I hope the many individuals and teams around the world replicating use the information in this document to increase the likelihood of successful replications. One amazing possibility is that by using some pure lithium in addition to lithium aluminum hydride, reactors could start producing significant excess heat at temperatures far lower than 700C (or 1,300C for high levels of COP). If we can produce high COP at temperatures of lets say 400C, then components would last for extended periods of time, resistors would not break as often, etc. We do not need reactors operating at 1,300C to prove to the world that the “Rossi Effect” is real. A reactor at 400C self sustaining at that temperature for a significant period of time would be very strong evidence. Or, if we want, inducing “runaways” that melt down reactors also show strong evidence of anomalous reactions. By reducing the amount of lithium aluminum hydride, runaways may be easier to trigger.

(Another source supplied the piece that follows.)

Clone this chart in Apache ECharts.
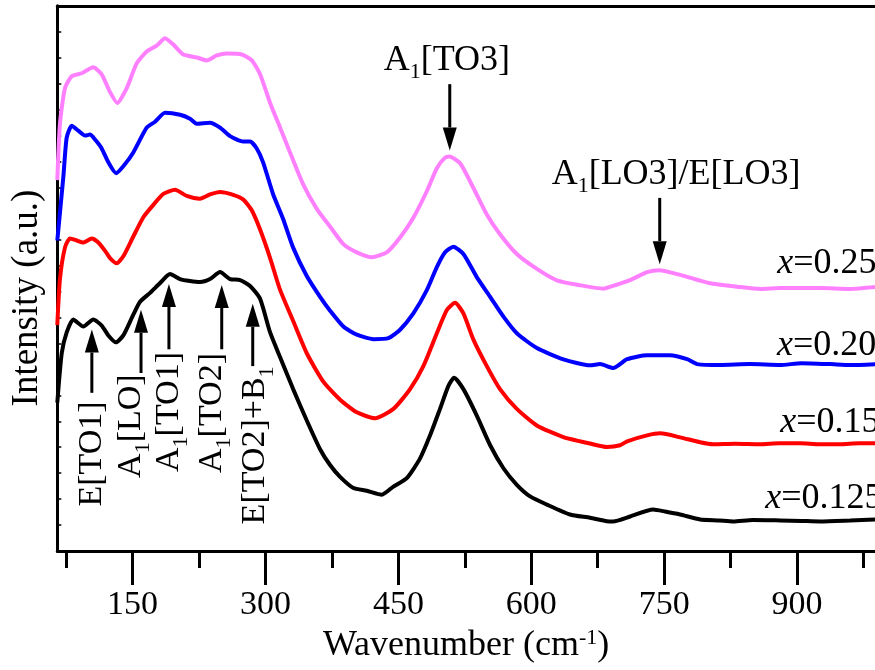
<!DOCTYPE html>
<html><head><meta charset="utf-8">
<script src="https://cdn.jsdelivr.net/npm/echarts@6/dist/echarts.min.js"></script>
<style>html,body{margin:0;padding:0;background:#fff}#c{width:875px;height:670px}</style>
</head><body><div id="c"></div><script>
const FONT = 'Liberation Serif';

// ---- data: [wavenumber (cm-1), intensity (a.u., offset spectra)] ----
const spec0125 = [[65,600],[70,800],[75.6,884],[83,936],[94.4,908],[105.6,936],[115.1,912],[122.6,872],[131.3,844],[139.5,872],[150.8,956],[158.4,1008],[169.7,1044],[181,1084],[192.2,1120],[203.5,1100],[214.8,1092],[226.1,1088],[237.4,1100],[248.7,1128],[260,1100],[271.3,1096],[282.6,1072],[293.9,1020],[305.2,884],[316.5,784],[331.1,656],[346.6,528],[361.6,412],[372.9,348],[384.2,300],[399.2,255],[414.3,244],[431.3,228],[444.4,261],[459.5,295],[474.5,375],[485.8,468],[497.1,576],[506.5,668],[512.9,701],[523.4,655],[538.5,548],[553.6,428],[568.6,335],[583.7,268],[598.7,221],[617.6,188],[643.7,148],[666.3,135],[685.3,121],[692.4,120],[711.6,140],[737.5,168],[751,160],[768,148],[790.6,128],[812,124],[827.9,120],[850,126],[880.9,124],[905,122],[926,120],[960,124],[988,128]];
const spec015 = [[65,914],[68,1100],[73.7,1228],[79.3,1264],[86.9,1256],[94.4,1248],[103.8,1264],[111.3,1248],[118.9,1214],[124.5,1185],[132.1,1164],[139.5,1192],[150.8,1272],[162.1,1350],[173.4,1400],[184.7,1444],[197.9,1461],[211.1,1436],[226.1,1425],[237.4,1442],[248.7,1452],[261.9,1442],[275,1421],[284.5,1378],[293.9,1300],[305.2,1185],[316.5,1056],[331.5,928],[346.6,800],[365.3,685],[384.2,612],[403.1,561],[423.7,537],[444.4,575],[463.2,655],[478.2,748],[493.4,881],[504.7,975],[514,1004],[523.4,961],[534.7,855],[549.8,748],[564.7,655],[583.7,575],[606.3,508],[636.3,461],[666.3,435],[685.3,421],[700.3,428],[708.2,444],[730.8,468],[745.5,476],[768,460],[790.6,440],[805.3,432],[830,434],[858.4,432],[880,436],[903.5,436],[925,432],[948.7,432],[970,436],[988,436]];
const spec020 = [[65,1256],[71.8,1512],[75.6,1672],[81.3,1720],[88.7,1700],[96.3,1680],[101.9,1684],[107.6,1664],[115.1,1628],[122.6,1572],[131.3,1528],[139.5,1556],[150.8,1612],[165.9,1712],[175.3,1736],[186.6,1772],[203.5,1764],[214.8,1748],[222.4,1728],[237.4,1732],[248.7,1712],[260,1678],[274.7,1656],[282.6,1656],[290.1,1628],[297.3,1572],[308.5,1444],[319.8,1344],[331.1,1228],[346.6,1112],[361.6,1028],[372.9,972],[387.9,908],[403.1,875],[421.8,857],[438.7,861],[451.9,895],[466.9,961],[482.1,1055],[493.4,1148],[502.7,1208],[512.1,1231],[523.4,1201],[538.5,1108],[553.6,1028],[568.6,948],[583.7,881],[606.3,821],[636.3,775],[666.3,751],[677.6,756],[692.4,740],[708.2,776],[730.8,792],[756.6,792],[775.9,776],[787.2,756],[813,752],[846.9,756],[880.9,752],[905,760],[937.3,756],[960,752],[988,756]];
const spec025 = [[65,1500],[68,1728],[73.7,1872],[81.3,1920],[92.5,1932],[105.6,1956],[115.1,1928],[124.5,1856],[132.7,1812],[143.4,1872],[154.6,1972],[165.9,2020],[177.2,2044],[186.6,2074],[196,2048],[207.3,2008],[222.4,1996],[233.7,1984],[245,2004],[256.3,2012],[273.2,2008],[284.5,1984],[293.9,1928],[305.2,1812],[316.5,1712],[327.7,1612],[342.4,1484],[357.9,1384],[372.9,1312],[387.9,1241],[403.1,1208],[420,1188],[436.9,1208],[451.9,1268],[466.9,1348],[482.1,1455],[493.4,1548],[502.7,1591],[507.6,1595],[519.7,1568],[534.7,1468],[549.8,1361],[564.7,1281],[583.7,1201],[606.3,1141],[628.9,1095],[655,1075],[681.5,1061],[688.6,1068],[711.6,1096],[730.8,1128],[744.4,1136],[769.2,1116],[800.4,1084],[834.7,1068],[858.4,1060],[881,1064],[926,1064],[960,1060],[988,1068]];

const seriesNames = ['x=0.125', 'x=0.15', 'x=0.20', 'x=0.25'];
const majorTicks = [150, 300, 450, 600, 750, 900];
const minorTicks = [75, 225, 375, 525, 675, 825, 975];

// ---- annotations (anchored in data coordinates) ----
const modeLabelsVertical = [
  { text: 'E[TO1]', x: 104.2, y: 180 },
  { text: 'A{s|1}[LO]', x: 148.2, y: 296 },
  { text: 'A{s|1}[TO1]', x: 191.1, y: 320 },
  { text: 'A{s|1}[TO2]', x: 239.7, y: 316 },
  { text: 'E[TO2]+B{s|1}', x: 288.2, y: 108 }
];
const modeLabelsHorizontal = [
  { text: 'A{s|1}[TO3]', x: 433.5, y: 1984 },
  { text: 'A{s|1}[LO3]/E[LO3]', x: 623, y: 1522 }
];
const compLabels = [
  { text: '{i|x}=0.25', x: 877.6, y: 1162 },
  { text: '{i|x}=0.20', x: 877.3, y: 832 },
  { text: '{i|x}=0.15', x: 881, y: 520 },
  { text: '{i|x}=0.125', x: 864, y: 212 }
];
// [wavenumber, tip intensity, tail intensity]
const arrows = [
  [104, 896, 640], [159.5, 976, 720], [191, 1080, 816], [250.6, 1076, 816], [285.6, 1000, 748],
  [508, 1620, 1888], [745, 1160, 1428]
];

const colors = ['#000000', '#ff0000', '#0000ff', '#ff80ff'];
const chart = echarts.init(document.getElementById('c'), null, { renderer: 'canvas' });

const specs = [spec0125, spec015, spec020, spec025];
const series = specs.map((d, i) => ({
  name: seriesNames[i], type: 'line', xAxisIndex: 0, data: d, showSymbol: false, smooth: 0.2,
  lineStyle: { color: colors[i], width: 4 }, z: 10 - i, silent: true
})).reverse();

chart.setOption({
  animation: false,
  backgroundColor: '#fff',
  grid: { left: 57.3, top: 5.75, right: 0, height: 551.25, show: false },
  xAxis: [{
    type: 'value', min: 65, max: 988, position: 'bottom',
    axisLine: { lineStyle: { color: '#000', width: 3 } },
    axisTick: { show: true, customValues: majorTicks, length: 34, lineStyle: { color: '#000', width: 3 } },
    axisLabel: { customValues: majorTicks, margin: 37, color: '#000', fontFamily: FONT, fontSize: 34 },
    splitLine: { show: false },
    name: 'Wavenumber (cm{sup|-1})', nameLocation: 'middle', nameGap: 73,
    nameTextStyle: { color: '#000', fontFamily: FONT, fontSize: 36, lineHeight: 38,
      rich: { sup: { fontFamily: FONT, fontSize: 22, lineHeight: 22, verticalAlign: 'top', color: '#000' } } }
  }, {
    type: 'value', min: 65, max: 988, position: 'bottom',
    axisLine: { show: false },
    axisTick: { show: true, customValues: minorTicks, length: 17, lineStyle: { color: '#000', width: 3 } },
    axisLabel: { show: false }, splitLine: { show: false }
  }, {
    type: 'value', min: 65, max: 988, position: 'top',
    axisLine: { show: true, lineStyle: { color: '#000', width: 3 } },
    axisTick: { show: false }, axisLabel: { show: false }, splitLine: { show: false }
  }],
  yAxis: {
    type: 'value', min: 0, max: 2205, interval: 105,
    axisLine: { show: true, lineStyle: { color: '#000', width: 3 } },
    axisTick: { show: true, inside: true, length: 4, lineStyle: { color: '#000', width: 1.5 } },
    axisLabel: { show: false }, splitLine: { show: false }
  },
  series: series
});

const P = (x, y) => chart.convertToPixel({ xAxisIndex: 0, yAxisIndex: 0 }, [x, y]);
const subRich = { s: { fontFamily: FONT, fontSize: 22, lineHeight: 22, verticalAlign: 'bottom', fill: '#000' },
                  i: { fontFamily: FONT, fontSize: 36, fontStyle: 'italic', lineHeight: 46, fill: '#000' } };
const g = [];
modeLabelsVertical.forEach(l => {
  const p = P(l.x, l.y);
  g.push({ type: 'text', x: p[0], y: p[1], rotation: Math.PI / 2, z: 100,
    style: { text: l.text, fontFamily: FONT, fontSize: 34, lineHeight: 46, fill: '#000', align: 'left', verticalAlign: 'middle', rich: subRich } });
});
modeLabelsHorizontal.concat(compLabels).forEach(l => {
  const p = P(l.x, l.y);
  g.push({ type: 'text', x: p[0], y: p[1], z: 100,
    style: { text: l.text, fontFamily: FONT, fontSize: 36, lineHeight: 46, fill: '#000', align: 'left', verticalAlign: 'middle', rich: subRich } });
});
arrows.forEach(a => {
  const tip = P(a[0], a[1]), tail = P(a[0], a[2]);
  const dir = tail[1] > tip[1] ? 1 : -1;
  const headLen = 23, hw = 7;
  const base = tip[1] + dir * headLen;
  g.push({ type: 'line', z: 100, shape: { x1: tip[0], y1: base, x2: tail[0], y2: tail[1] }, style: { stroke: '#000', lineWidth: 3 } });
  g.push({ type: 'polygon', z: 100, shape: { points: [[tip[0], tip[1]], [tip[0] - hw, base], [tip[0] + hw, base]] }, style: { fill: '#000' } });
});
g.push({ type: 'text', x: 27, y: 298, rotation: Math.PI / 2, z: 100,
  style: { text: 'Intensity (a.u.)', fontFamily: FONT, fontSize: 37, fill: '#000', align: 'center', verticalAlign: 'middle' } });
chart.setOption({ graphic: g });
</script></body></html>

This patent is also important, because it may be the first patent granted to a practical, real world cold fusion technology. I believe I have read about certain other cold fusion systems being patented. However, the high temperature E-Cat works and is real. It is not a pie in the sky fantasy like hypothetical “hot fusion” reactors.

Andrea Rossi also now has intellectual property protection. This is important as he starts working towards commercializing the one megawatt plant and the E-Cat X. We should all congratulate Andrea Rossi, Leonardo Corporation, and Industrial Heat on this monumentous accomplishment.

The world needs to wake up to the fact that the E-Cat technology is the solution to the energy crisis: it’s greater than solar, greater than wind, greater than fossil fuels, greater than conventional nuclear power, and greater than hypothetical “hot fusion” technologies that don’t even exist.